**TASK DESCRIPTION**. Begin with the first line of the material and copy each line word for word through the line that contains "180, 190, 200];"; the pictures are left out.

**SOURCE EXCERPT**.
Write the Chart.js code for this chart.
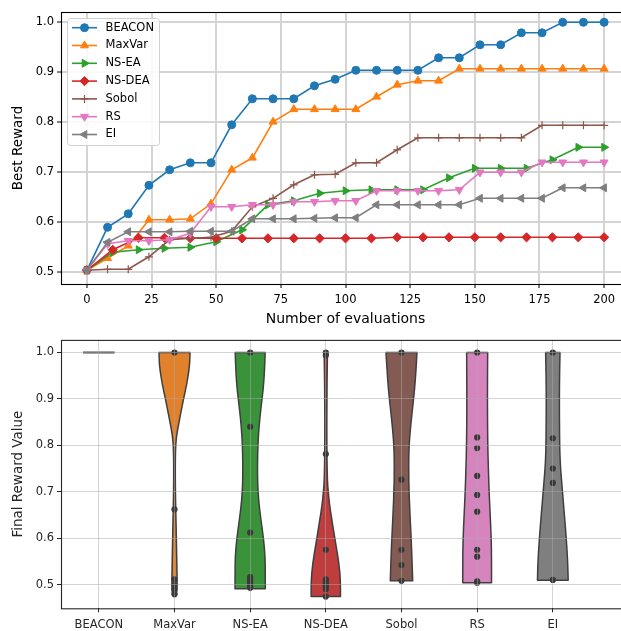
<!DOCTYPE html>
<html>
<head>
<meta charset="utf-8">
<script src="https://cdn.jsdelivr.net/npm/chart.js"></script>
<style>
  html, body { margin: 0; padding: 0; background: #fff; overflow: hidden; }
  #curveBox { position: absolute; left: 0; top: 0; }
  #violinBox { position: absolute; left: 0; top: 330px; }
</style>
</head>
<body>
<div id="curveBox"><canvas id="curveChart" width="640" height="330"></canvas></div>
<div id="violinBox"><canvas id="violinChart" width="640" height="301"></canvas></div>
<script>
// ---- top panel: best reward vs number of evaluations ----
const methods = ['BEACON', 'MaxVar', 'NS-EA', 'NS-DEA', 'Sobol', 'RS', 'EI'];

const evalsA = [0, 8, 16, 24, 32, 40, 48, 56, 64, 72, 80, 88, 96, 104, 112, 120, 128, 136, 144, 152, 160, 168, 176, 184, 192, 200];
const evalsB = [0, 10, 20, 30, 40, 50, 60, 70, 80, 90, 100, 110, 120, 130, 140, 150, 160, 170, 180, 190, 200];

const beacon = [0.504, 0.590, 0.617, 0.674, 0.705, 0.719, 0.719, 0.795, 0.847, 0.847, 0.847, 0.873, 0.886, 0.904, 0.904, 0.904, 0.904, 0.929, 0.929, 0.955, 0.955, 0.979, 0.979, 1.0, 1.0, 1.0];
const maxVar = [0.504, 0.528, 0.553, 0.605, 0.605, 0.607, 0.637, 0.705, 0.729, 0.801, 0.826, 0.826, 0.826, 0.826, 0.851, 0.875, 0.883, 0.883, 0.907, 0.907, 0.907, 0.907, 0.907, 0.907, 0.907, 0.907];
const nsEa = [0.504, 0.540, 0.545, 0.548, 0.550, 0.561, 0.585, 0.635, 0.643, 0.658, 0.663, 0.665, 0.665, 0.665, 0.689, 0.708, 0.708, 0.708, 0.725, 0.750, 0.750];
const nsDea = [0.504, 0.545, 0.569, 0.569, 0.568, 0.568, 0.568, 0.568, 0.568, 0.568, 0.568, 0.568, 0.570, 0.570, 0.570, 0.570, 0.570, 0.570, 0.570, 0.570, 0.570];
const sobol = [0.504, 0.506, 0.506, 0.531, 0.565, 0.568, 0.570, 0.582, 0.631, 0.648, 0.675, 0.695, 0.696, 0.719, 0.719, 0.745, 0.769, 0.769, 0.769, 0.769, 0.769, 0.769, 0.794, 0.794, 0.794, 0.794];
const rs = [0.504, 0.557, 0.563, 0.563, 0.565, 0.578, 0.631, 0.631, 0.635, 0.635, 0.641, 0.641, 0.643, 0.643, 0.663, 0.663, 0.663, 0.663, 0.665, 0.700, 0.700, 0.700, 0.720, 0.720, 0.720, 0.720];
const ei = [0.504, 0.560, 0.581, 0.581, 0.581, 0.582, 0.582, 0.582, 0.607, 0.607, 0.607, 0.608, 0.609, 0.609, 0.635, 0.635, 0.635, 0.635, 0.635, 0.648, 0.648, 0.648, 0.648, 0.669, 0.669, 0.669];

const evalTicks = [0, 25, 50, 75, 100, 125, 150, 175, 200];
const rewardTicks = [0.5, 0.6, 0.7, 0.8, 0.9, 1.0];

// ---- bottom panel: final reward distributions ----
// outlines as [value, half width in category units], bottom to top
const maxVarShape = [[0.479, 0.028], [0.49, 0.033], [0.51, 0.035], [0.55, 0.030], [0.60, 0.025], [0.65, 0.018], [0.70, 0.012], [0.75, 0.010], [0.79, 0.013], [0.82, 0.025], [0.85, 0.060], [0.88, 0.095], [0.90, 0.120], [0.93, 0.160], [0.96, 0.190], [0.98, 0.202], [1.0, 0.205]];
const nsEaShape = [[0.491, 0.200], [0.52, 0.200], [0.56, 0.198], [0.60, 0.176], [0.64, 0.142], [0.68, 0.112], [0.72, 0.098], [0.76, 0.097], [0.80, 0.102], [0.84, 0.117], [0.88, 0.142], [0.92, 0.172], [0.96, 0.190], [1.0, 0.198]];
const nsDeaShape = [[0.474, 0.194], [0.51, 0.194], [0.545, 0.174], [0.587, 0.132], [0.63, 0.088], [0.673, 0.048], [0.70, 0.032], [0.72, 0.022], [0.76, 0.016], [0.82, 0.013], [0.90, 0.014], [0.96, 0.018], [1.0, 0.022]];
const sobolShape = [[0.508, 0.148], [0.58, 0.134], [0.65, 0.112], [0.72, 0.095], [0.79, 0.096], [0.84, 0.119], [0.90, 0.160], [0.94, 0.183], [1.0, 0.205]];
const rsShape = [[0.504, 0.190], [0.56, 0.190], [0.60, 0.186], [0.65, 0.172], [0.70, 0.158], [0.75, 0.148], [0.80, 0.140], [0.90, 0.135], [1.0, 0.139]];
const eiShape = [[0.509, 0.203], [0.545, 0.198], [0.60, 0.178], [0.66, 0.148], [0.72, 0.117], [0.76, 0.098], [0.80, 0.090], [0.90, 0.086], [0.96, 0.090], [1.0, 0.095]];
const beaconFinal = 1.0;
const beaconHalf = 0.209;

const maxVarPts = [1.0, 0.662, 0.511, 0.499, 0.490, 0.479];
const nsEaPts = [1.0, 0.840, 0.612, 0.516, 0.511, 0.506, 0.501, 0.497, 0.493];
const nsDeaPts = [1.0, 0.994, 0.781, 0.575, 0.511, 0.507, 0.503, 0.499, 0.495, 0.490, 0.474];
const sobolPts = [1.0, 0.726, 0.575, 0.542, 0.508];
const rsPts = [1.0, 0.817, 0.794, 0.734, 0.693, 0.657, 0.575, 0.560, 0.507, 0.504];
const eiPts = [1.0, 0.815, 0.750, 0.719, 0.510];

const finalTicks = [0.5, 0.6, 0.7, 0.8, 0.9, 1.0];

// styles
const FONT = 'DejaVu Sans';
const lineColors = ['#1f77b4', '#ff7f0e', '#2ca02c', '#d62728', '#8c564b', '#e377c2', '#7f7f7f'];
const violinColors = ['#3274a1', '#e1812c', '#3a923a', '#c03d3e', '#845b53', '#d684bd', '#7f7f7f'];
const markerStyle = ['circle', 'triangle', 'triangle', 'rectRot', 'cross', 'triangle', 'triangle'];
const markerRot = [0, 0, 90, 0, 0, 180, 270];
const markerSize = [4, 4.6, 4.6, 4.6, 4, 4.6, 4.6];

Chart.defaults.font.family = FONT;
Chart.defaults.color = '#000';
Chart.defaults.animation = false;

const curves = [beacon, maxVar, nsEa, nsDea, sobol, rs, ei];
const curveX = [evalsA, evalsA, evalsB, evalsB, evalsA, evalsA, evalsA];

const curveSets = curves.map((ys, i) => ({
    label: methods[i],
    data: ys.map((y, j) => ({ x: curveX[i][j], y: y })),
    borderColor: lineColors[i],
    backgroundColor: lineColors[i],
    borderWidth: 1.6,
    pointStyle: markerStyle[i],
    pointRotation: markerRot[i],
    pointRadius: markerSize[i],
    pointBorderWidth: i === 4 ? 1.2 : 1,
    tension: 0,
    order: 6 - i
}));

// axes frame (all four spines)
const frame = {
    id: 'frame',
    afterDraw(chart, args, opts) {
        const a = chart.chartArea;
        const ctx = chart.ctx;
        ctx.save();
        ctx.strokeStyle = opts.color || '#000';
        ctx.lineWidth = 1.1;
        ctx.strokeRect(a.left + 0.5, a.top + 0.5, a.right - a.left, a.bottom - a.top);
        ctx.restore();
    }
};

// matplotlib style legend in the upper left corner
const legendBox = {
    id: 'legendBox',
    afterDraw(chart) {
        const ctx = chart.ctx;
        const x0 = 67.5, y0 = 18.5, w = 92, h = 127;
        ctx.save();
        ctx.beginPath();
        ctx.roundRect(x0, y0, w, h, 3);
        ctx.fillStyle = 'rgba(255,255,255,0.85)';
        ctx.fill();
        ctx.strokeStyle = '#d0d0d0';
        ctx.lineWidth = 1;
        ctx.stroke();
        chart.data.datasets.forEach((ds, i) => {
            const y = 27.7 + i * 17.8;
            ctx.strokeStyle = ds.borderColor;
            ctx.fillStyle = ds.backgroundColor;
            ctx.lineWidth = ds.borderWidth;
            ctx.beginPath();
            ctx.moveTo(72, y);
            ctx.lineTo(97, y);
            ctx.stroke();
            ctx.lineWidth = ds.pointBorderWidth;
            Chart.helpers.drawPoint(ctx, {
                pointStyle: ds.pointStyle,
                rotation: ds.pointRotation,
                radius: ds.pointRadius,
                borderWidth: ds.pointBorderWidth
            }, 84.5, y);
            ctx.fillStyle = '#000';
            ctx.font = '11.5px "' + FONT + '"';
            ctx.textBaseline = 'middle';
            ctx.textAlign = 'left';
            ctx.fillText(ds.label, 105.5, y);
        });
        ctx.restore();
    }
};

new Chart(document.getElementById('curveChart'), {
    type: 'line',
    data: { datasets: curveSets },
    options: {
        responsive: false,
        layout: { padding: { top: 12, right: 10, left: 0, bottom: 0 } },
        plugins: { legend: { display: false }, tooltip: { enabled: false }, frame: { color: '#000' } },
        scales: {
            x: {
                type: 'linear',
                min: -10,
                max: 210,
                afterBuildTicks: s => { s.ticks = evalTicks.map(v => ({ value: v })); },
                afterFit: s => { s.height = 46; },
                grid: { color: '#d4d4d4', lineWidth: 2, tickColor: '#000', tickLength: 4, tickWidth: 1 },
                border: { display: false },
                ticks: { font: { size: 11.5 }, padding: 5, maxRotation: 0 },
                title: { display: true, text: 'Number of evaluations', font: { size: 14 }, padding: { top: 0, bottom: 2 } }
            },
            y: {
                min: 0.4766,
                max: 1.0206,
                afterBuildTicks: s => { s.ticks = rewardTicks.map(v => ({ value: v })); },
                afterFit: s => { s.width = 61; },
                grid: { color: '#d4d4d4', lineWidth: 2, tickColor: '#000', tickLength: 4, tickWidth: 1 },
                border: { display: false },
                ticks: { font: { size: 11.5 }, padding: 3, callback: v => v.toFixed(1) },
                title: { display: true, text: 'Best Reward', font: { size: 13.5 }, padding: { top: 10, bottom: 0 } }
            }
        }
    },
    plugins: [frame, legendBox]
});

// ---- violins ----
const shapes = [null, maxVarShape, nsEaShape, nsDeaShape, sobolShape, rsShape, eiShape];
const finals = [[beaconFinal], maxVarPts, nsEaPts, nsDeaPts, sobolPts, rsPts, eiPts];

// smooth path through pixel points (midpoint quadratic curves)
function smoothSide(ctx, pts) {
    ctx.lineTo(pts[0][0], pts[0][1]);
    for (let k = 1; k < pts.length - 1; k++) {
        const mx = (pts[k][0] + pts[k + 1][0]) / 2;
        const my = (pts[k][1] + pts[k + 1][1]) / 2;
        ctx.quadraticCurveTo(pts[k][0], pts[k][1], mx, my);
    }
    const last = pts[pts.length - 1];
    ctx.lineTo(last[0], last[1]);
}

// violin bodies, placed with the chart's own x / y scales
const violinDraw = {
    id: 'violinDraw',
    beforeDatasetsDraw(chart) {
        const ctx = chart.ctx;
        const xs = chart.scales.x, ys = chart.scales.y;
        ctx.save();
        shapes.forEach((shape, i) => {
            if (!shape) return;
            const right = shape.map(p => [xs.getPixelForValue(i + p[1]), ys.getPixelForValue(p[0])]);
            const left = shape.slice().reverse().map(p => [xs.getPixelForValue(i - p[1]), ys.getPixelForValue(p[0])]);
            ctx.beginPath();
            ctx.moveTo(left[left.length - 1][0], left[left.length - 1][1]);
            smoothSide(ctx, right);
            smoothSide(ctx, left);
            ctx.closePath();
            ctx.fillStyle = violinColors[i];
            ctx.fill();
            ctx.strokeStyle = '#3f3f3f';
            ctx.lineWidth = 1.5;
            ctx.lineJoin = 'round';
            ctx.stroke();
        });
        ctx.restore();
    }
};

const violinSets = [
    {
        type: 'line',
        data: [{ x: 0 - beaconHalf, y: beaconFinal }, { x: 0 + beaconHalf, y: beaconFinal }],
        borderColor: '#4a4a4a',
        borderWidth: 2,
        pointRadius: 0,
        fill: false,
        order: 2
    },
    {
        type: 'scatter',
        data: finals.slice(1).flatMap((vals, k) => vals.map(v => ({ x: k + 1, y: v }))),
        backgroundColor: '#393939',
        borderWidth: 0,
        pointRadius: 3.1,
        order: 1
    }
];

new Chart(document.getElementById('violinChart'), {
    type: 'scatter',
    data: { datasets: violinSets },
    options: {
        responsive: false,
        layout: { padding: { top: 7.3, right: 10, left: 0, bottom: 0 } },
        plugins: { legend: { display: false }, tooltip: { enabled: false }, frame: { color: '#262626' } },
        scales: {
            x: {
                type: 'linear',
                min: -0.5,
                max: 7.02,
                afterBuildTicks: s => { s.ticks = methods.map((m, i) => ({ value: i })); },
                afterFit: s => { s.height = 22.7; },
                grid: { color: 'rgba(170,170,170,0.5)', lineWidth: 1, z: 1, tickColor: '#262626', tickLength: 4 },
                border: { display: false },
                ticks: { font: { size: 11.5 }, padding: 6, maxRotation: 0, color: '#262626', callback: v => methods[v] }
            },
            y: {
                min: 0.4488,
                max: 1.0271,
                afterBuildTicks: s => { s.ticks = finalTicks.map(v => ({ value: v })); },
                afterFit: s => { s.width = 61; },
                grid: { color: 'rgba(170,170,170,0.5)', lineWidth: 1, z: 1, tickColor: '#262626', tickLength: 4 },
                border: { display: false },
                ticks: { font: { size: 11.5 }, padding: 3, color: '#262626', callback: v => v.toFixed(1) },
                title: { display: true, text: 'Final Reward Value', font: { size: 13.5 }, color: '#262626', padding: { top: 10, bottom: 0 } }
            }
        }
    },
    plugins: [violinDraw, frame]
});
</script>
</body>
</html>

**EXERCISE OUTPUT**.
Write the Chart.js code for this chart.
<!DOCTYPE html>
<html>
<head>
<meta charset="utf-8">
<script src="https://cdn.jsdelivr.net/npm/chart.js"></script>
<style>
  html, body { margin: 0; padding: 0; background: #fff; overflow: hidden; }
  #curveBox { position: absolute; left: 0; top: 0; }
  #violinBox { position: absolute; left: 0; top: 330px; }
</style>
</head>
<body>
<div id="curveBox"><canvas id="curveChart" width="640" height="330"></canvas></div>
<div id="violinBox"><canvas id="violinChart" width="640" height="301"></canvas></div>
<script>
// ---- top panel: best reward vs number of evaluations ----
const methods = ['BEACON', 'MaxVar', 'NS-EA', 'NS-DEA', 'Sobol', 'RS', 'EI'];

const evalsA = [0, 8, 16, 24, 32, 40, 48, 56, 64, 72, 80, 88, 96, 104, 112, 120, 128, 136, 144, 152, 160, 168, 176, 184, 192, 200];
const evalsB = [0, 10, 20, 30, 40, 50, 60, 70, 80, 90, 100, 110, 120, 130, 140, 150, 160, 170, 180, 190, 200];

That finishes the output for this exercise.